Kondisi obyektif itu tingginya kemiskinan dan masyarakat rentan, terabaikan dari sistem dan kebijakan bangsa kita. Masyarakat rentan tertutup akses untuk bisa keluar dari lilitan kemiskinan untuk beroleh hidup mandiri dan sejahtra. Gap antara yang kaya dan yang miskin semakin menganga. Sebagaimana dilansiri Wapres Jusuf Kalla, bahwa kesenjangan ini telah mencapai taraf yang sangat membahayakan. Padahal, Rasulullah SAW telah mengingatkan supaya membela kaum miskin, tidak membiarkan kefakiran merajalela di mana-mana, karena kefakiran itu sesungguhnya hanya akan menyebabkan dekatnya orang dengan kekufuran. Dan mengkhianati kaum miskin hanya akan mengundang kemurkaan Allah. Keberkahan hidup akan dicabut dan berbagai bencana akan datang silih berganti (al-hadits).
Langkah Strategis
Sistem berbasiskan Islam merupakan langkah strategis penguatan ekonomi untuk kesejahtraan rakyat miskin dan rentan. Paling tidak terdapat tiga langkah, pertama, pengembangan ilmu ekonomi berbasis Syariah. Dapat dilakukan melalui dunia pendidikan baik formal maupun non formal, di kampus-kampus, lembaga penelitian ilmiah, kelompok-kelompok kajian, media massa, maupun di pondok-pondok pesantren. Kedua, penumbuhkembangan regulasi-regulasi yang mendukung penguatan ekonomi berbasiskan Syariah dalam praktik, baik melalui institusi keuangan maupun kegiatan bisnis dan usaha riil.
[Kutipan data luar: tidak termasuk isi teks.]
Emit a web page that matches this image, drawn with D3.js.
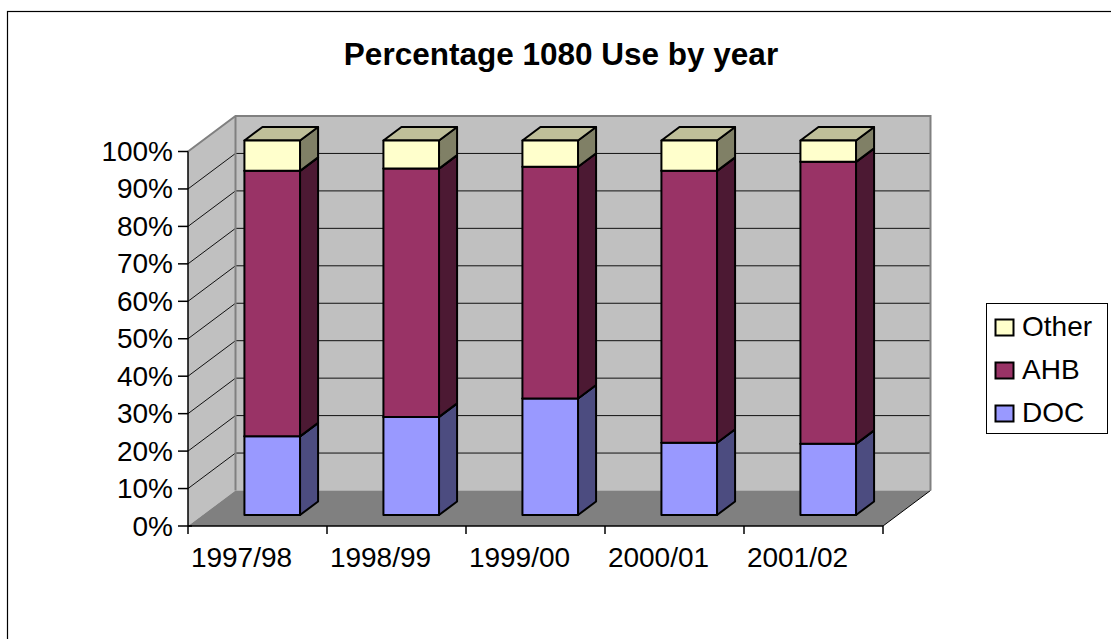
<!DOCTYPE html>
<html>
<head>
<meta charset="utf-8">
<script src="https://cdn.jsdelivr.net/npm/d3@7"></script>
<style>
  html, body { margin: 0; padding: 0; background: #fff; }
  svg { display: block; font-family: Arial, "Liberation Sans", sans-serif; }
</style>
</head>
<body>
<svg id="chart" width="1111" height="639"></svg>
<script>
const categories = ["1997/98", "1998/99", "1999/00", "2000/01", "2001/02"];
const docValues = [21.0, 26.2, 31.1, 19.3, 19.0];
const ahbValues = [70.9, 66.3, 61.9, 72.6, 75.3];
const otherValues = [8.1, 7.5, 7.0, 8.1, 5.7];
const seriesNames = ["DOC", "AHB", "Other"];
const yTicks = [0, 10, 20, 30, 40, 50, 60, 70, 80, 90, 100];
const yTickLabels = ["0%", "10%", "20%", "30%", "40%", "50%", "60%", "70%", "80%", "90%", "100%"];
const titleText = "Percentage 1080 Use by year";

const colors = {
  DOC:   { front: "#9999ff", side: "#4c4c80", top: "#7373bf" },
  AHB:   { front: "#993366", side: "#4c1933", top: "#73264d" },
  Other: { front: "#ffffcc", side: "#808066", top: "#bfbf99" }
};

const svg = d3.select("#chart");

// 3D geometry
const DX = 47.5, DY = -35.5;   // full depth offset
const f1 = 0.31, f2 = 0.69;     // bar front / back depth fractions
const x0 = 188, x1 = 883;
const y = d3.scaleLinear().domain([0, 100]).range([526, 151.5]);
const x = d3.scaleBand().domain(categories).range([x0, x1]).paddingInner(0.6).paddingOuter(0.3);
const step = x.step();

// outer border
svg.append("rect").attr("x", 7.5).attr("y", 11.5).attr("width", 1110).attr("height", 700)
  .attr("fill", "#fff").attr("stroke", "#000").attr("stroke-width", 1.2);

// title
svg.append("text").attr("x", 561).attr("y", 65).attr("text-anchor", "middle")
  .attr("font-size", 31.5).attr("font-weight", "bold").text(titleText);

// back wall
const bw = svg.append("g");
bw.append("rect").attr("x", x0 + DX).attr("y", y(100) + DY)
  .attr("width", x1 - x0).attr("height", y(0) - y(100)).attr("fill", "#c0c0c0");
// side wall
bw.append("path").attr("d", d3.line()([[x0, y(100)], [x0 + DX, y(100) + DY], [x0 + DX, y(0) + DY], [x0, y(0)]]))
  .attr("fill", "#c0c0c0");
// floor
bw.append("path").attr("d", d3.line()([[x0, y(0)], [x0 + DX, y(0) + DY], [x1 + DX, y(0) + DY], [x1, y(0)]]) + "Z")
  .attr("fill", "#808080");
bw.append("line").attr("x1", x1).attr("y1", y(0)).attr("x2", x1 + DX).attr("y2", y(0) + DY)
  .attr("stroke", "#000").attr("stroke-width", 1);

// gridlines
yTicks.filter(t => t > 0 && t < 100).forEach(t => {
  bw.append("line").attr("x1", x0 + DX).attr("x2", x1 + DX).attr("y1", y(t) + DY).attr("y2", y(t) + DY)
    .attr("stroke", "#111").attr("stroke-width", 1);
  bw.append("line").attr("x1", x0).attr("y1", y(t)).attr("x2", x0 + DX).attr("y2", y(t) + DY)
    .attr("stroke", "#111").attr("stroke-width", 1);
});
// wall borders (gray)
bw.append("path").attr("d", d3.line()([[x0, y(100)], [x0 + DX, y(100) + DY], [x1 + DX, y(100) + DY], [x1 + DX, y(0) + DY]]))
  .attr("fill", "none").attr("stroke", "#808080").attr("stroke-width", 2);
bw.append("line").attr("x1", x0 + DX).attr("x2", x0 + DX).attr("y1", y(100) + DY).attr("y2", y(0) + DY)
  .attr("stroke", "#808080").attr("stroke-width", 2);

// axes
const ax = svg.append("g");
ax.append("line").attr("x1", x0).attr("x2", x0).attr("y1", y(100)).attr("y2", y(0)).attr("stroke", "#000").attr("stroke-width", 1.5);
yTicks.forEach((t, i) => {
  ax.append("line").attr("x1", x0 - 10).attr("x2", t === 0 ? x0 + 4 : x0).attr("y1", y(t)).attr("y2", y(t))
    .attr("stroke", "#000").attr("stroke-width", 1.5);
  ax.append("text").attr("x", 173).attr("y", y(t) + 9.5).attr("text-anchor", "end")
    .attr("font-size", 28).text(yTickLabels[i]);
});
ax.append("line").attr("x1", x0).attr("x2", x1).attr("y1", y(0)).attr("y2", y(0)).attr("stroke", "#000").attr("stroke-width", 1.5);
const boundaries = categories.map(c => x(c) - step * 0.3).concat([x1]);
boundaries.forEach(bx => {
  ax.append("line").attr("x1", bx).attr("x2", bx).attr("y1", y(0)).attr("y2", y(0) + 8)
    .attr("stroke", "#000").attr("stroke-width", 1.5);
});
categories.forEach(c => {
  ax.append("text").attr("x", x(c) + x.bandwidth() / 2 - 16).attr("y", 567).attr("text-anchor", "middle")
    .attr("font-size", 28).text(c);
});

// bars
const rows = categories.map((c, i) => ({ cat: c, DOC: docValues[i], AHB: ahbValues[i], Other: otherValues[i] }));
const stacked = d3.stack().keys(seriesNames)(rows);
const bars = svg.append("g");
categories.forEach((c, i) => {
  stacked.forEach(s => {
    const d = s[i];
    const col = colors[s.key];
    const xl = x(c) + f1 * DX, xr = xl + x.bandwidth();
    const yb = y(d[0]) + f1 * DY, yt = y(d[1]) + f1 * DY;
    const ddx = (f2 - f1) * DX, ddy = (f2 - f1) * DY;
    const g = bars.append("g").attr("stroke", "#000").attr("stroke-width", 2).attr("stroke-linejoin", "round");
    g.append("path").attr("d", d3.line()([[xr, yb], [xr + ddx, yb + ddy], [xr + ddx, yt + ddy], [xr, yt]]) + "Z").attr("fill", col.side);
    g.append("path").attr("d", d3.line()([[xl, yt], [xr, yt], [xr + ddx, yt + ddy], [xl + ddx, yt + ddy]]) + "Z").attr("fill", col.top);
    g.append("rect").attr("x", xl).attr("y", yt).attr("width", xr - xl).attr("height", yb - yt).attr("fill", col.front);
  });
});

// legend
const lg = svg.append("g");
lg.append("rect").attr("x", 986.5).attr("y", 303.5).attr("width", 121).attr("height", 130)
  .attr("fill", "#fff").attr("stroke", "#000").attr("stroke-width", 1);
const legendOrder = ["Other", "AHB", "DOC"];
legendOrder.forEach((k, i) => {
  const by = 336 + i * 43;
  lg.append("rect").attr("x", 995.5).attr("y", by - 16.5).attr("width", 18).attr("height", 16)
    .attr("fill", colors[k].front).attr("stroke", "#000").attr("stroke-width", 2);
  lg.append("text").attr("x", 1022).attr("y", by).attr("font-size", 28).text(k);
});
</script>
</body>
</html>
Ketiga, ketika ekonomi syariah dikembangkan dan didukung oleh sebuah sistem yang baik, selanjut adalah membangun perekonomian umat secara nyata, sehingga bisa dirasakan secara lebih luas oleh masyarakat dalam bentuk pengembangan sektor riil dengan ditopang oleh lembaga keuangan yang berbasis syariah. Pada akhirnya diharapkan produktivitas dan kegiatan ekonomi masyarakat akan lebih meningkat.
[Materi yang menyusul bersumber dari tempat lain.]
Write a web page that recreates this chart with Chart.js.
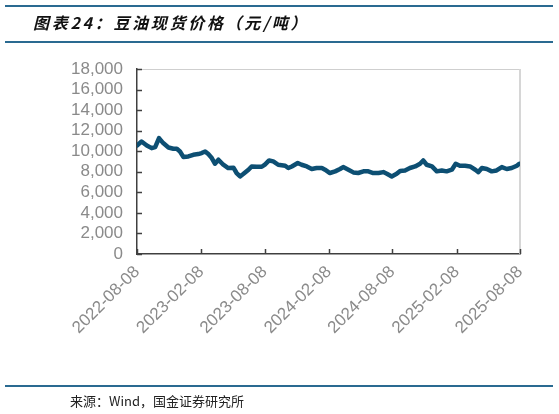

Dalam konteks pengentasan kemiskinan dan masyarakat rentan di Aceh, pemerintah Aceh, sejatinya fokus program pada pembentukan, pengembangan dan diversifikasi usaha kecil produktif yang berbasis syariah harus diaplikasi. Tentu saja dengan memperhatikan aspek pemanfaatan kearifan dan sumberdaya lokal, membangun kerekatan sosial dan mensubsidi modal bagi mereka. Pembangunan ekonomi umat dapat menggunakan filosofi ’air sungai yang membuat hijau dan mengaliri tanah di sekitarnya‘, artinya benar-benar menyentu rakyat miskin dan rentan serta didukung kebijakan agar mereka mendapatkan akses yang mudah dalam mendapatkan modal usaha mikro baik dalam bentuk UKM maupun usaha lainnya yang dapat menguatkan lembaga keuangan masyarakat kecil itu.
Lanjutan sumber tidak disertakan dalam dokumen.